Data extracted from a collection

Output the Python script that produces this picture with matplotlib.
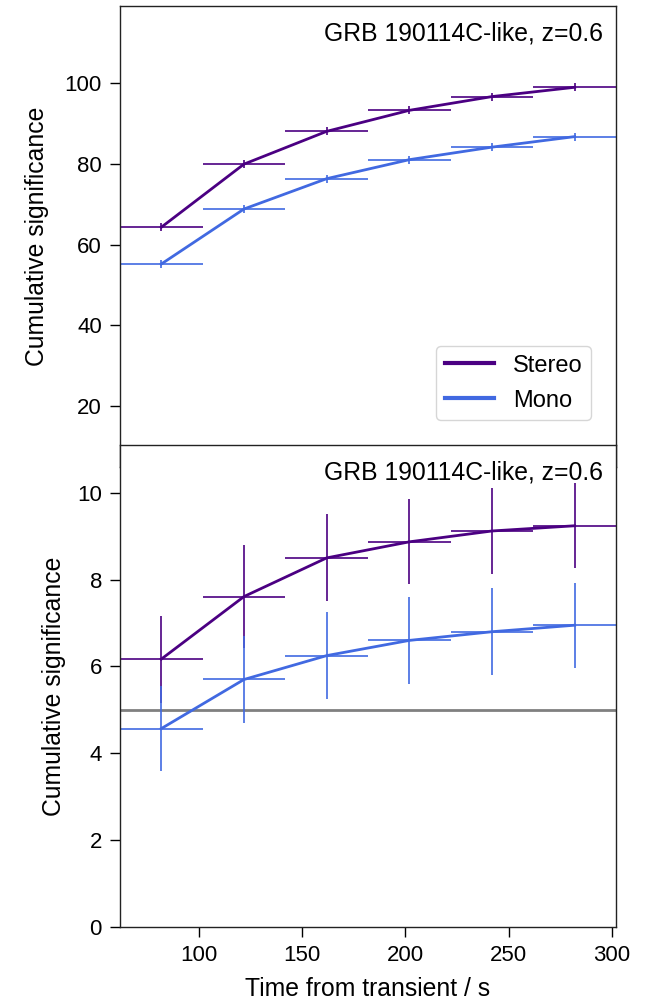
import matplotlib
matplotlib.use("Agg")
import matplotlib.pyplot as plt
import numpy as np
from matplotlib.lines import Line2D

plt.rcParams['font.family'] = ['Liberation Sans', 'DejaVu Sans']
plt.rcParams['font.size'] = 16

# Data
time_centers = [82, 122, 162, 202, 242, 282]
time_halfwidth = [20, 20, 20, 20, 20, 20]

top_stereo = [64.3, 79.9, 88.0, 93.2, 96.6, 98.9]
top_stereo_err = [1.0, 1.0, 1.0, 1.0, 1.0, 1.0]
top_mono = [55.2, 68.8, 76.3, 81.0, 84.1, 86.7]
top_mono_err = [1.0, 1.0, 1.0, 1.0, 1.0, 1.0]

bot_stereo = [6.17, 7.61, 8.50, 8.87, 9.12, 9.24]
bot_stereo_err = [1.0, 1.18, 1.0, 0.98, 0.98, 0.98]
bot_mono = [4.57, 5.70, 6.25, 6.60, 6.80, 6.95]
bot_mono_err = [0.98, 1.0, 1.0, 1.0, 1.0, 0.98]

threshold = 5
label_text = "GRB 190114C-like, z=0.6"
series_names = ["Stereo", "Mono"]
colors = {"Stereo": "#4b0082", "Mono": "#4169e1"}

W, H = 659, 1001
fig = plt.figure(figsize=(W / 100, H / 100), dpi=100)

def px_axes(x0, y0, x1, y1):
    return [x0 / W, (H - y1) / H, (x1 - x0) / W, (y1 - y0) / H]

ax_top = fig.add_axes(px_axes(120, 6, 616, 467))
ax_bot = fig.add_axes(px_axes(120, 445, 616, 927))
ax_bot.set_zorder(2)
ax_bot.patch.set_facecolor('white')

LABEL_FS = 17.8

def style(ax):
    for s in ax.spines.values():
        s.set_linewidth(1.0)
        s.set_color('#222222')
    ax.tick_params(direction='out', length=7, width=1, pad=6, labelsize=16)

for ax, st, ste, mo, moe, lp in [(ax_top, top_stereo, top_stereo_err, top_mono, top_mono_err, 11),
                                  (ax_bot, bot_stereo, bot_stereo_err, bot_mono, bot_mono_err, 8)]:
    ax.errorbar(time_centers, st, xerr=time_halfwidth, yerr=ste, fmt='-',
                color=colors["Stereo"], lw=2, elinewidth=1.2, capsize=0)
    ax.errorbar(time_centers, mo, xerr=time_halfwidth, yerr=moe, fmt='-',
                color=colors["Mono"], lw=2, elinewidth=1.2, capsize=0)
    ax.set_xlim(62, 302)
    ax.set_ylabel("Cumulative significance", fontsize=LABEL_FS, labelpad=lp)
    style(ax)

ax_top.set_ylim(5, 119)
ax_top.set_yticks([20, 40, 60, 80, 100])
ax_top.tick_params(axis='x', labelbottom=False, bottom=False)
ax_top.text(0.974, 0.941, label_text, transform=ax_top.transAxes,
            ha='right', va='center', fontsize=LABEL_FS)

ax_bot.axhline(threshold, color='gray', lw=2, zorder=1)
ax_bot.set_ylim(0, 11.1)
ax_bot.set_yticks([0, 2, 4, 6, 8, 10])
ax_bot.set_xticks([100, 150, 200, 250, 300])
ax_bot.set_xlabel("Time from transient / s", fontsize=LABEL_FS, labelpad=8)
ax_bot.text(0.974, 0.942, label_text, transform=ax_bot.transAxes,
            ha='right', va='center', fontsize=LABEL_FS)

handles = [Line2D([], [], color=colors[n], lw=3) for n in series_names]
leg = ax_top.legend(handles, series_names, loc='lower right',
                    bbox_to_anchor=(591 / W, (H - 420) / H),
                    bbox_transform=fig.transFigure, fontsize=17,
                    handlelength=2.1, frameon=True, fancybox=True,
                    borderaxespad=0, borderpad=0.35, labelspacing=0.55,
                    handletextpad=0.8)
leg.get_frame().set_edgecolor('#cccccc')

fig.savefig("out.png", dpi=100)
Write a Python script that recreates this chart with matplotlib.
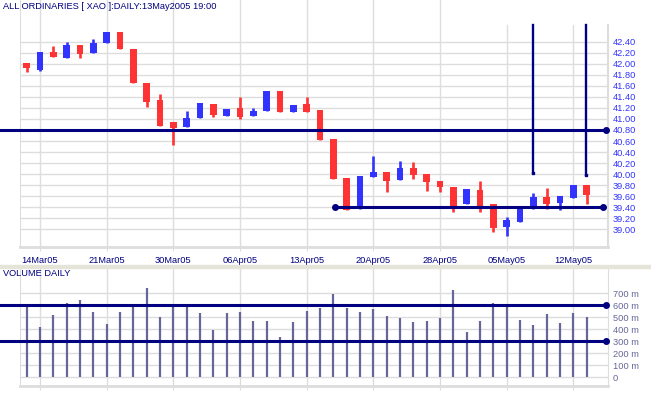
import matplotlib
matplotlib.use("Agg")
import matplotlib.pyplot as plt
import numpy as np

plt.rcParams['font.family'] = ['Liberation Sans', 'DejaVu Sans']

# datos diarios (11 Mar 2005 - 13 May 2005)
dates = ['11Mar05', '14Mar05', '15Mar05', '16Mar05', '17Mar05', '18Mar05',
         '21Mar05', '22Mar05', '23Mar05', '24Mar05', '29Mar05', '30Mar05',
         '31Mar05', '01Apr05', '04Apr05', '05Apr05', '06Apr05', '07Apr05',
         '08Apr05', '11Apr05', '12Apr05', '13Apr05', '14Apr05', '15Apr05',
         '18Apr05', '19Apr05', '20Apr05', '21Apr05', '22Apr05', '26Apr05',
         '27Apr05', '28Apr05', '29Apr05', '02May05', '03May05', '04May05',
         '05May05', '06May05', '09May05', '10May05', '11May05', '12May05',
         '13May05']

opens = [42.01, 41.89, 42.21, 42.11, 42.34, 42.20, 42.38, 42.58, 42.27, 41.65,
         41.34, 40.95, 40.86, 41.02, 41.28, 41.05, 41.19, 41.05, 41.15, 41.51,
         41.13, 41.28, 41.16, 40.64, 39.93, 39.37, 39.95, 40.03, 39.89, 40.12,
         40.00, 39.88, 39.76, 39.45, 39.71, 39.46, 39.04, 39.13, 39.36, 39.59,
         39.47, 39.57, 39.80]
highs = [42.01, 42.21, 42.32, 42.39, 42.34, 42.45, 42.58, 42.58, 42.27, 41.65,
         41.45, 40.95, 41.14, 41.29, 41.28, 41.18, 41.40, 41.19, 41.51, 41.51,
         41.25, 41.40, 41.16, 40.64, 39.93, 39.97, 40.33, 40.03, 40.24, 40.22,
         40.00, 39.88, 39.76, 39.73, 39.88, 39.46, 39.23, 39.42, 39.66, 39.75,
         39.61, 39.80, 39.80]
lows = [41.86, 41.87, 42.13, 42.11, 42.11, 42.20, 42.38, 42.27, 41.66, 41.22,
        40.88, 40.53, 40.86, 41.02, 41.04, 41.05, 41.00, 41.05, 41.15, 41.13,
        41.13, 41.12, 40.62, 39.91, 39.35, 39.37, 39.95, 39.68, 39.89, 39.91,
        39.70, 39.68, 39.32, 39.45, 39.32, 38.96, 38.87, 39.13, 39.36, 39.37,
        39.35, 39.57, 39.46]
closes = [41.93, 42.21, 42.13, 42.34, 42.17, 42.38, 42.58, 42.27, 41.66, 41.31,
          40.88, 40.83, 41.02, 41.29, 41.08, 41.18, 41.04, 41.14, 41.51, 41.13,
          41.25, 41.12, 40.62, 39.91, 39.35, 39.97, 40.03, 39.88, 40.12, 39.98,
          39.86, 39.76, 39.40, 39.73, 39.40, 39.03, 39.17, 39.42, 39.59, 39.46,
          39.61, 39.80, 39.63]

# volumen en millones
volumes = [588, 422, 519, 622, 644, 547, 444, 547, 594, 747, 505, 611, 588,
           539, 394, 539, 547, 469, 469, 339, 464, 553, 580, 697, 580, 547,
           572, 511, 497, 464, 472, 497, 728, 380, 472, 622, 588, 478, 436,
           528, 450, 539, 505]

# lineas dibujadas sobre el grafico
resistance = 40.80
support = 39.40
support_start = 23.1
vline_days = [38.0, 41.93]
vline_bottom = [40.02, 39.99]
vline_top = 42.70
vol_levels = [600, 300]

label_days = [1, 6, 11, 16, 21, 26, 31, 36, 41]
price_ticks = np.round(np.arange(39.0, 42.41, 0.2), 2)
vol_ticks = [0, 100, 200, 300, 400, 500, 600, 700]
vol_labels = ['0', '100 m', '200 m', '300 m', '400 m', '500 m', '600 m', '700 m']

RED = '#ff3333'
BLUE = '#3333ff'
NAVY = '#000080'
GRID = '#dddddd'
VOLC = '#666699'
FS = 6.7

W, H = 651, 395
fig = plt.figure(figsize=(W / 100, H / 100), dpi=100)
fig.patch.set_facecolor('white')

ax = fig.add_axes([20 / W, 1 - 246.7 / H, 588 / W, 246.7 / H])
axv = fig.add_axes([20 / W, 1 - 385.7 / H, 588 / W, (385.7 - 268) / H])

x = np.arange(len(dates))
o = np.array(opens)
c = np.array(closes)
colors = [BLUE if cc >= oo else RED for oo, cc in zip(o, c)]

ax.set_xlim(-0.5, 43.6)
ax.set_ylim(38.685, 43.156)

# rejilla vertical (las dos ultimas empiezan mas abajo, como en el original)
for d in label_days:
    top = vline_top if d >= 36 else 43.156
    ax.plot([d, d], [38.685, top], color=GRID, lw=1, zorder=1)
ax.plot([43.6, 43.6], [38.685, vline_top], color=GRID, lw=1.5, zorder=1, clip_on=False)

# velas
ax.vlines(x, lows, highs, colors=colors, lw=1.9, zorder=3)
body_bottom = np.minimum(o, c)
body_h = np.maximum(np.abs(c - o), 0.09)
ax.bar(x, body_h, bottom=body_bottom, width=0.52, color=colors, zorder=4)

ax.yaxis.tick_right()
ax.set_yticks(price_ticks)
ax.set_yticklabels(['%.2f' % t for t in price_ticks])
ax.set_xticks(label_days)
ax.set_xticklabels([dates[i] for i in label_days])
ax.tick_params(axis='y', length=0, pad=3.5, labelsize=FS, labelcolor=BLUE)
ax.tick_params(axis='x', length=3, color=GRID, pad=4, labelsize=FS, labelcolor=NAVY)
ax.grid(True, axis='y', color=GRID, lw=1)
ax.set_axisbelow(True)
ax.spines['top'].set_visible(False)
ax.spines['right'].set_visible(False)
ax.spines['left'].set_color(GRID)
ax.spines['bottom'].set_color(GRID)
ax.spines['bottom'].set_linewidth(2)

# lineas de soporte / resistencia
ax.plot([-2, 43.45], [resistance, resistance], color=NAVY, lw=2.2, clip_on=False, zorder=5)
ax.plot([43.45], [resistance], 'o', color=NAVY, ms=4, clip_on=False, zorder=5)
ax.plot([support_start, 43.2], [support, support], color=NAVY, lw=2.2, marker='o', ms=4,
        clip_on=False, zorder=5)
for d, b in zip(vline_days, vline_bottom):
    ax.plot([d, d], [vline_top, b], color=NAVY, lw=1.7, zorder=5)
    ax.plot([d], [b], 's', color=NAVY, ms=2, zorder=5)

# volumen
axv.vlines(x, 0, volumes, colors=VOLC, lw=1.6, zorder=3)
axv.set_xlim(-0.5, 43.6)
axv.set_ylim(-70, 911)
axv.yaxis.tick_right()
axv.set_yticks(vol_ticks)
axv.set_yticklabels(vol_labels)
axv.set_xticks(label_days)
axv.set_xticklabels([])
axv.tick_params(axis='y', length=0, pad=3.5, labelsize=FS, labelcolor=VOLC)
axv.tick_params(axis='x', length=3, color=GRID)
axv.grid(True, color=GRID, lw=1)
axv.set_axisbelow(True)
axv.spines['top'].set_visible(False)
axv.spines['left'].set_color(GRID)
axv.spines['right'].set_color(GRID)
axv.spines['bottom'].set_color(GRID)
axv.spines['bottom'].set_linewidth(2)
for lv in vol_levels:
    axv.plot([-2, 43.45], [lv, lv], color=NAVY, lw=2.2, clip_on=False, zorder=5)
    axv.plot([43.45], [lv], 'o', color=NAVY, ms=4, clip_on=False, zorder=5)

# separador entre paneles
fig.patches.append(plt.Rectangle((0, 1 - 268 / H), 1, 3 / H, transform=fig.transFigure,
                                 color='#e4e4d8', zorder=0))

fig.text(3 / W, 1 - 6.5 / H, 'ALL ORDINARIES [ XAO ]:DAILY:13May2005 19:00',
         fontsize=FS, color=NAVY, va='center', ha='left')
fig.text(3 / W, 1 - 273 / H, 'VOLUME DAILY', fontsize=FS, color=NAVY, va='center', ha='left')

fig.savefig('out.png', dpi=100)
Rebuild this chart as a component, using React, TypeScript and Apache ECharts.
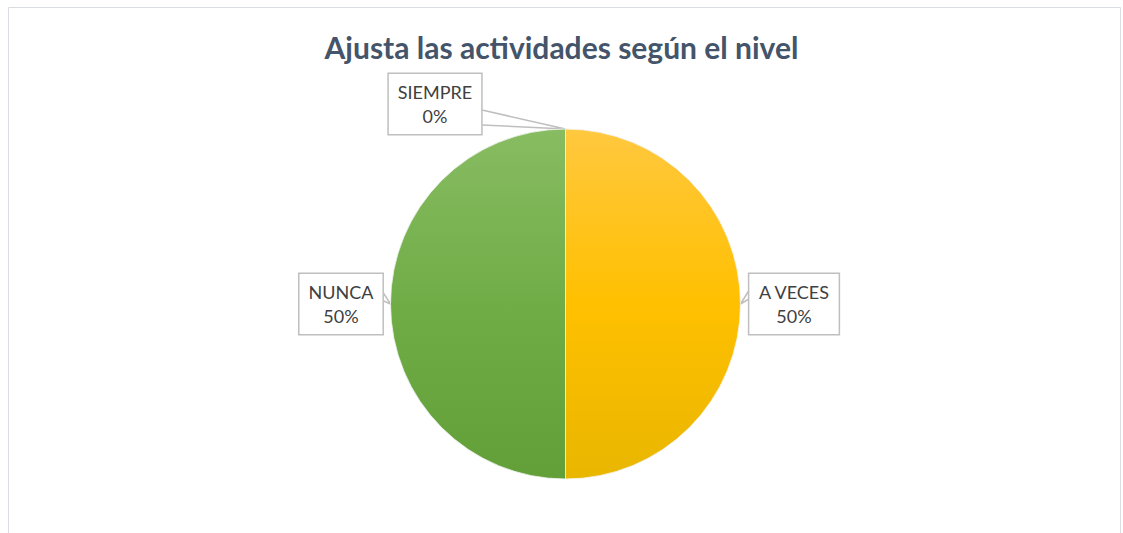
import React, { useEffect, useRef } from "react";
import * as echarts from "echarts";

const titleText = "Ajusta las actividades según el nivel";
const categories = ["SIEMPRE", "A VECES", "NUNCA"];
const values = [0, 50, 50];

// label placement offsets relative to the arc anchor (label center), and wedge points
const labelOffsets = [
  [-130.5, -25],
  [53.5, 0],
  [-49.5, 0],
];
const wedgeOffsets = [
  [[-83.5, -19], [0, 0], [-83.5, -4]],
  [[10, -16], [0, 0], [10, -6]],
  [[-9, -14], [0, 0], [-9, -4]],
];

const grad = (top: string, mid: string, bottom: string) =>
  new echarts.graphic.LinearGradient(0, 0, 0, 1, [
    { offset: 0, color: top },
    { offset: 0.5, color: mid },
    { offset: 1, color: bottom },
  ]);

export default function App() {
  const ref = useRef<HTMLDivElement>(null);
  useEffect(() => {
    document.body.style.margin = "0";
    const chart = echarts.init(ref.current!, null, { renderer: "svg" });
    const colors = [
      grad("#88BC62", "#70AD47", "#629F39"),
      grad("#FFC83F", "#FFC000", "#E9B600"),
      grad("#88BC62", "#70AD47", "#629F39"),
    ];
    chart.setOption({
      animation: false,
      backgroundColor: "#ffffff",
      graphic: [
        {
          type: "rect",
          z: -10,
          shape: { x: 8.5, y: 7.5, width: 1112, height: 560 },
          style: { fill: "#ffffff", stroke: "#D9DDE2", lineWidth: 1 },
          silent: true,
        },
      ],
      title: {
        text: titleText,
        left: "center",
        top: 27,
        textStyle: {
          fontFamily: "Lato",
          fontWeight: "bold",
          fontSize: 30,
          color: "#44546A",
        },
      },
      series: [
        {
          type: "pie",
          center: [565.5, 304],
          radius: 175,
          startAngle: 90,
          clockwise: true,
          avoidLabelOverlap: false,
          itemStyle: { borderColor: "#F4F4F4", borderWidth: 0.8 },
          label: {
            show: true,
            position: "outside",
            formatter: (p: any) => `${p.name}\n${Math.round(p.percent)}%`,
            fontFamily: "Lato",
            fontSize: 18,
            lineHeight: 24,
            color: "#404040",
            align: "center",
            backgroundColor: "#ffffff",
            borderColor: "#BFBFBF",
            borderWidth: 1.5,
            padding: [6, 9, 6, 9],
          },
          labelLine: {
            show: true,
            length: 10,
            length2: 10,
            lineStyle: { color: "#BFBFBF", width: 1.5 },
          },
          labelLayout: (params: any) => {
            const i = params.dataIndex;
            let ax: number, ay: number;
            if (params.labelLinePoints && params.labelLinePoints[0]) {
              ax = params.labelLinePoints[0][0];
              ay = params.labelLinePoints[0][1];
            } else {
              const r = params.rect;
              if (i === 1) { ax = r.x + r.width; ay = r.y + r.height / 2; }
              else if (i === 2) { ax = r.x; ay = r.y + r.height / 2; }
              else { ax = r.x; ay = r.y; }
            }
            return {
              x: ax + labelOffsets[i][0],
              y: ay + labelOffsets[i][1],
              align: "center",
              verticalAlign: "middle",
              labelLinePoints: wedgeOffsets[i].map((p) => [ax + p[0], ay + p[1]]),
            };
          },
          data: categories.map((name, i) => ({
            name,
            value: values[i],
            itemStyle: { color: colors[i] },
          })),
        },
      ],
    });
    return () => chart.dispose();
  }, []);
  return <div ref={ref} style={{ width: 1123, height: 533 }} />;
}
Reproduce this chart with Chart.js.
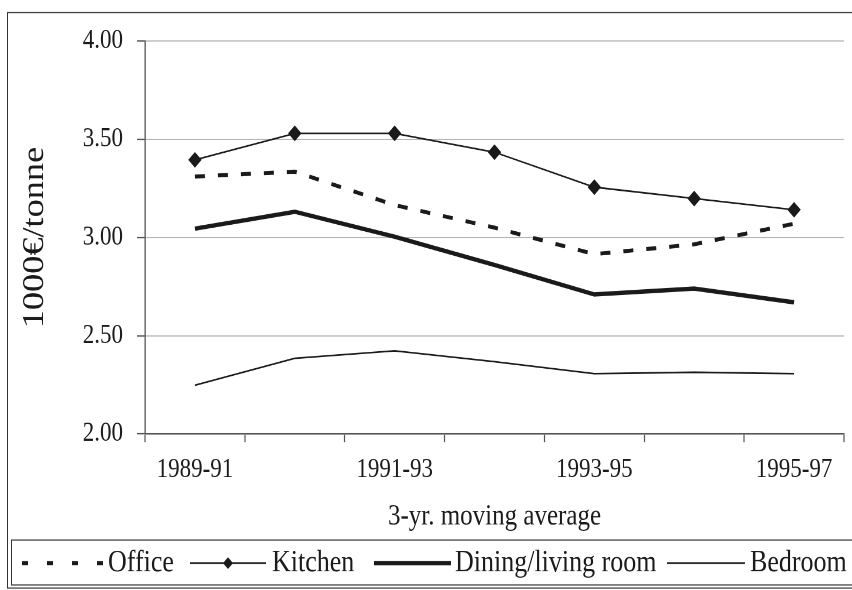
<!DOCTYPE html>
<html>
<head>
<meta charset="utf-8">
<script src="https://cdn.jsdelivr.net/npm/chart.js@4"></script>
<style>
  html, body { margin: 0; background: #fff; height: 590px; }
  /* the reference is a vertically stretched picture, so the canvas is stretched too */
  #grafico { width: 852px !important; height: 590px !important; }
</style>
</head>
<body>
<canvas id="grafico" width="852" height="504"></canvas>
<script>
// Periodos (media movil de 3 años)
const periodos = ["1989-91", "1990-92", "1991-93", "1992-94", "1993-95", "1994-96", "1995-97"];

// Series (1000€/tonne)
const office = [3.31, 3.335, 3.165, 3.05, 2.915, 2.965, 3.07];
const kitchen = [3.395, 3.53, 3.53, 3.434, 3.256, 3.198, 3.141];
const dining = [3.045, 3.131, 3.004, 2.86, 2.71, 2.74, 2.67];
const bedroom = [2.248, 2.385, 2.423, 2.368, 2.307, 2.314, 2.307];

// Eje Y
const yMin = 2, yMax = 4, yStep = 0.5;

const FONT = "'Liberation Serif', 'Times New Roman', serif";
const INK = "#1a1a1a";

// ----------- LEYENDA + MARCOS ----------
const marcos = {
    id: "marcos",
    afterDraw(chart) {
        const ctx = chart.ctx;
        ctx.save();
        ctx.strokeStyle = "#333";
        ctx.lineWidth = 1;
        ctx.strokeRect(7.5, 10.7, 900, 491.6);
        ctx.strokeRect(11.5, 461.3, 900, 38.4);

        const tramos = [[22, 103], [190, 266], [374, 451], [667, 745]];
        const textoX = [108, 272, 455, 750];
        const y = 481;
        chart.data.datasets.forEach((ds, i) => {
            ctx.save();
            ctx.strokeStyle = ds.borderColor;
            ctx.lineWidth = ds.borderWidth;
            ctx.setLineDash(ds.legendDash || []);
            ctx.beginPath();
            ctx.moveTo(tramos[i][0], y);
            ctx.lineTo(tramos[i][1], y);
            ctx.stroke();
            ctx.setLineDash([]);
            if (ds.pointRadius > 0) {
                const cx = (tramos[i][0] + tramos[i][1]) / 2, r = 5;
                ctx.fillStyle = ds.pointBackgroundColor;
                ctx.beginPath();
                ctx.moveTo(cx - r, y);
                ctx.lineTo(cx, y - r);
                ctx.lineTo(cx + r, y);
                ctx.lineTo(cx, y + r);
                ctx.closePath();
                ctx.fill();
            }
            ctx.restore();
            ctx.fillStyle = INK;
            ctx.font = "26px " + FONT;
            ctx.textBaseline = "middle";
            ctx.textAlign = "left";
            ctx.fillText(ds.label, textoX[i], y);
        });
        ctx.restore();
    }
};

new Chart(document.getElementById("grafico"), {
    type: "line",
    data: {
        labels: periodos,
        datasets: [
            {
                label: "Office",
                data: office,
                borderColor: INK,
                borderWidth: 3.4,
                borderDash: [10, 13],
                legendDash: [6, 19],
                pointRadius: 0
            },
            {
                label: "Kitchen",
                data: kitchen,
                borderColor: INK,
                borderWidth: 1.4,
                pointStyle: "rectRot",
                pointRadius: 6,
                pointBackgroundColor: INK,
                pointBorderColor: INK,
                pointBorderWidth: 1
            },
            {
                label: "Dining/living room",
                data: dining,
                borderColor: INK,
                borderWidth: 3.7,
                pointRadius: 0
            },
            {
                label: "Bedroom",
                data: bedroom,
                borderColor: INK,
                borderWidth: 1.4,
                pointRadius: 0
            }
        ]
    },
    options: {
        responsive: false,
        animation: false,
        devicePixelRatio: 2,
        layout: { padding: { top: 35, left: 10, right: 8, bottom: 47.6 } },
        elements: { line: { tension: 0, borderCapStyle: "butt" } },
        plugins: {
            legend: { display: false },
            tooltip: { enabled: false }
        },
        scales: {
            x: {
                offset: true,
                afterFit(scale) { scale.height = 85.7; },
                grid: {
                    offset: true,
                    drawOnChartArea: false,
                    drawTicks: true,
                    tickLength: 7,
                    tickColor: "#555",
                    tickWidth: 1.2
                },
                border: { color: "#555", width: 1.3 },
                ticks: {
                    autoSkip: false,
                    maxRotation: 0,
                    padding: 10,
                    color: INK,
                    font: { family: FONT, size: 23 },
                    callback(val, i) { return i % 2 === 0 ? this.getLabelForValue(val) : ""; }
                },
                title: {
                    display: true,
                    text: "3-yr. moving average",
                    color: INK,
                    font: { family: FONT, size: 25 },
                    padding: { top: 0, bottom: 0 }
                }
            },
            y: {
                min: yMin,
                max: yMax,
                afterFit(scale) { scale.width = 135; },
                grid: {
                    color: "#b5b5b5",
                    lineWidth: 1,
                    drawTicks: true,
                    tickLength: 8,
                    tickColor: "#555",
                    tickWidth: 1.2
                },
                border: { color: "#555", width: 1.3 },
                ticks: {
                    stepSize: yStep,
                    padding: 14,
                    color: INK,
                    font: { family: FONT, size: 23 },
                    callback: v => v.toFixed(2)
                },
                title: {
                    display: true,
                    text: "1000€/tonne",
                    color: INK,
                    font: { family: FONT, size: 31 },
                    padding: { top: 6.4, bottom: 0 }
                }
            }
        }
    },
    plugins: [marcos]
});
</script>
</body>
</html>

**JOB:** Reproduce the records above from their first line to the line bearing "time_halfwidth = [20, 20, 20, 20, 20, 20]", both ends included, leaving every picture out.

**RESPONSE TO THE EXERCISE:**
Output the Python script that produces this picture with matplotlib.
import matplotlib
matplotlib.use("Agg")
import matplotlib.pyplot as plt
import numpy as np
from matplotlib.lines import Line2D

plt.rcParams['font.family'] = ['Liberation Sans', 'DejaVu Sans']
plt.rcParams['font.size'] = 16

# Data
time_centers = [82, 122, 162, 202, 242, 282]
time_halfwidth = [20, 20, 20, 20, 20, 20]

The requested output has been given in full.